==== Given entries ====
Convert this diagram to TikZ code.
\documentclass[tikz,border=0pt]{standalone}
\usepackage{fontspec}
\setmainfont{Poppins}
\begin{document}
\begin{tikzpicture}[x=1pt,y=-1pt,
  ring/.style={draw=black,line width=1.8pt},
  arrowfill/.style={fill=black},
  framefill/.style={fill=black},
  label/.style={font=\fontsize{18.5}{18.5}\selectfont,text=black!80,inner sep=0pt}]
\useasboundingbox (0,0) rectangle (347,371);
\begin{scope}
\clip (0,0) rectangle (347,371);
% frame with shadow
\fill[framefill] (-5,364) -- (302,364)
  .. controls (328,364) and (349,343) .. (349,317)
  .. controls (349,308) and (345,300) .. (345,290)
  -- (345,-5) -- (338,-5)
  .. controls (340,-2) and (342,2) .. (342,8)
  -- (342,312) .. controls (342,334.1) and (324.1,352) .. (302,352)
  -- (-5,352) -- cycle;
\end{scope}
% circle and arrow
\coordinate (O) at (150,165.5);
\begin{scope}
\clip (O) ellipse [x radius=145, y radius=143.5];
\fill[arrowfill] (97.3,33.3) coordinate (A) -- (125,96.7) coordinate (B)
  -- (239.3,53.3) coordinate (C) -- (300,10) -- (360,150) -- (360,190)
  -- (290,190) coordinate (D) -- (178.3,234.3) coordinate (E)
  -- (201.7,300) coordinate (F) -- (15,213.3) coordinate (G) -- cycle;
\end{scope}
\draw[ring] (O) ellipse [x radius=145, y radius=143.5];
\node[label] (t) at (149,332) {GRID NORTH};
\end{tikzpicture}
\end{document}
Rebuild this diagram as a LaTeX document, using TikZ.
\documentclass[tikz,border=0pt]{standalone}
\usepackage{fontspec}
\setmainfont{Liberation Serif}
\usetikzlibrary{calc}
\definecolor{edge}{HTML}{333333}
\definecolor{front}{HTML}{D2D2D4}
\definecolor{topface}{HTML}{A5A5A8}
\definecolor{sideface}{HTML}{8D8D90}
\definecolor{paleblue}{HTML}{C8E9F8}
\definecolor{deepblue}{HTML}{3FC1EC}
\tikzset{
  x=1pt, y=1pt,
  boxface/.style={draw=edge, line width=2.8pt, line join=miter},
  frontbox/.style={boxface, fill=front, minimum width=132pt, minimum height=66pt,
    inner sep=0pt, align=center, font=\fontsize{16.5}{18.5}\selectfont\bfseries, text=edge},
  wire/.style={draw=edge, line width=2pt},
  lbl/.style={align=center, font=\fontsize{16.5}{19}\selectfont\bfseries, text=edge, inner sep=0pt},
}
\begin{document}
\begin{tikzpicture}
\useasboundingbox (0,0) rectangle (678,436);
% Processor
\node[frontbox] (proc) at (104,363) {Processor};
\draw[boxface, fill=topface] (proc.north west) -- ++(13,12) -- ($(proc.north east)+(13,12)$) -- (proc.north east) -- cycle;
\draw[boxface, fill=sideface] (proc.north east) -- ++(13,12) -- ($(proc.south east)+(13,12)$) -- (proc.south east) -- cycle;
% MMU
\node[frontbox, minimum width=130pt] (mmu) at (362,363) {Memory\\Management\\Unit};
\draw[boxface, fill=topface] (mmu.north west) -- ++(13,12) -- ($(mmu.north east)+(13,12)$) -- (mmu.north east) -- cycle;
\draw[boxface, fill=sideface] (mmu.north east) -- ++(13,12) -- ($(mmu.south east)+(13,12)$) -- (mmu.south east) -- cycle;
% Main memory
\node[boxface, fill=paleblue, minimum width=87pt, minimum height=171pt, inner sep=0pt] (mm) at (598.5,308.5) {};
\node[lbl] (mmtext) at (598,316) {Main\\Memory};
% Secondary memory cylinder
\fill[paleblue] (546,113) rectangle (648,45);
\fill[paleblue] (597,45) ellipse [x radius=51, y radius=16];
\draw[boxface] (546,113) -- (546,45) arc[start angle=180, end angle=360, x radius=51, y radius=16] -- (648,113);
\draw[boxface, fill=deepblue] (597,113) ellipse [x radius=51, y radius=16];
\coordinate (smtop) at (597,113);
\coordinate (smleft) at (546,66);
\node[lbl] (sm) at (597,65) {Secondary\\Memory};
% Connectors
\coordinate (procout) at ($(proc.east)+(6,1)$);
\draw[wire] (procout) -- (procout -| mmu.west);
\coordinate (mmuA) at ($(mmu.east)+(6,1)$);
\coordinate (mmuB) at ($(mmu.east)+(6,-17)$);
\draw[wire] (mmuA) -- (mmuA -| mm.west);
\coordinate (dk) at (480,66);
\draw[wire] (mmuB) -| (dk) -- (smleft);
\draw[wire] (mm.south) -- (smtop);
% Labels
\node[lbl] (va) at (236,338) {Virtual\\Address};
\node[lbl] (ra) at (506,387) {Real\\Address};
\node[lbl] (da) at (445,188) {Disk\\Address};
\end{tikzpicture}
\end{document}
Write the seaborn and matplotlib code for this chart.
====
# What to do:
Retype all the records, matching them exactly.

# Problem solution:
Convert this diagram to TikZ code.
\documentclass[tikz,border=0pt]{standalone}
\usepackage{fontspec}
\setmainfont{Poppins}
\begin{document}
\begin{tikzpicture}[x=1pt,y=-1pt,
  ring/.style={draw=black,line width=1.8pt},
  arrowfill/.style={fill=black},
  framefill/.style={fill=black},
  label/.style={font=\fontsize{18.5}{18.5}\selectfont,text=black!80,inner sep=0pt}]
\useasboundingbox (0,0) rectangle (347,371);
\begin{scope}
\clip (0,0) rectangle (347,371);
% frame with shadow
\fill[framefill] (-5,364) -- (302,364)
  .. controls (328,364) and (349,343) .. (349,317)
  .. controls (349,308) and (345,300) .. (345,290)
  -- (345,-5) -- (338,-5)
  .. controls (340,-2) and (342,2) .. (342,8)
  -- (342,312) .. controls (342,334.1) and (324.1,352) .. (302,352)
  -- (-5,352) -- cycle;
\end{scope}
% circle and arrow
\coordinate (O) at (150,165.5);
\begin{scope}
\clip (O) ellipse [x radius=145, y radius=143.5];
\fill[arrowfill] (97.3,33.3) coordinate (A) -- (125,96.7) coordinate (B)
  -- (239.3,53.3) coordinate (C) -- (300,10) -- (360,150) -- (360,190)
  -- (290,190) coordinate (D) -- (178.3,234.3) coordinate (E)
  -- (201.7,300) coordinate (F) -- (15,213.3) coordinate (G) -- cycle;
\end{scope}
\draw[ring] (O) ellipse [x radius=145, y radius=143.5];
\node[label] (t) at (149,332) {GRID NORTH};
\end{tikzpicture}
\end{document}
Rebuild this diagram as a LaTeX document, using TikZ.
\documentclass[tikz,border=0pt]{standalone}
\usepackage{fontspec}
\setmainfont{Liberation Serif}
\usetikzlibrary{calc}
\definecolor{edge}{HTML}{333333}
\definecolor{front}{HTML}{D2D2D4}
\definecolor{topface}{HTML}{A5A5A8}
\definecolor{sideface}{HTML}{8D8D90}
\definecolor{paleblue}{HTML}{C8E9F8}
\definecolor{deepblue}{HTML}{3FC1EC}
\tikzset{
  x=1pt, y=1pt,
  boxface/.style={draw=edge, line width=2.8pt, line join=miter},
  frontbox/.style={boxface, fill=front, minimum width=132pt, minimum height=66pt,
    inner sep=0pt, align=center, font=\fontsize{16.5}{18.5}\selectfont\bfseries, text=edge},
  wire/.style={draw=edge, line width=2pt},
  lbl/.style={align=center, font=\fontsize{16.5}{19}\selectfont\bfseries, text=edge, inner sep=0pt},
}
\begin{document}
\begin{tikzpicture}
\useasboundingbox (0,0) rectangle (678,436);
% Processor
\node[frontbox] (proc) at (104,363) {Processor};
\draw[boxface, fill=topface] (proc.north west) -- ++(13,12) -- ($(proc.north east)+(13,12)$) -- (proc.north east) -- cycle;
\draw[boxface, fill=sideface] (proc.north east) -- ++(13,12) -- ($(proc.south east)+(13,12)$) -- (proc.south east) -- cycle;
% MMU
\node[frontbox, minimum width=130pt] (mmu) at (362,363) {Memory\\Management\\Unit};
\draw[boxface, fill=topface] (mmu.north west) -- ++(13,12) -- ($(mmu.north east)+(13,12)$) -- (mmu.north east) -- cycle;
\draw[boxface, fill=sideface] (mmu.north east) -- ++(13,12) -- ($(mmu.south east)+(13,12)$) -- (mmu.south east) -- cycle;
% Main memory
\node[boxface, fill=paleblue, minimum width=87pt, minimum height=171pt, inner sep=0pt] (mm) at (598.5,308.5) {};
\node[lbl] (mmtext) at (598,316) {Main\\Memory};
% Secondary memory cylinder
\fill[paleblue] (546,113) rectangle (648,45);
\fill[paleblue] (597,45) ellipse [x radius=51, y radius=16];
\draw[boxface] (546,113) -- (546,45) arc[start angle=180, end angle=360, x radius=51, y radius=16] -- (648,113);
\draw[boxface, fill=deepblue] (597,113) ellipse [x radius=51, y radius=16];
\coordinate (smtop) at (597,113);
\coordinate (smleft) at (546,66);
\node[lbl] (sm) at (597,65) {Secondary\\Memory};
% Connectors
\coordinate (procout) at ($(proc.east)+(6,1)$);
\draw[wire] (procout) -- (procout -| mmu.west);
\coordinate (mmuA) at ($(mmu.east)+(6,1)$);
\coordinate (mmuB) at ($(mmu.east)+(6,-17)$);
\draw[wire] (mmuA) -- (mmuA -| mm.west);
\coordinate (dk) at (480,66);
\draw[wire] (mmuB) -| (dk) -- (smleft);
\draw[wire] (mm.south) -- (smtop);
% Labels
\node[lbl] (va) at (236,338) {Virtual\\Address};
\node[lbl] (ra) at (506,387) {Real\\Address};
\node[lbl] (da) at (445,188) {Disk\\Address};
\end{tikzpicture}
\end{document}
Write the seaborn and matplotlib code for this chart.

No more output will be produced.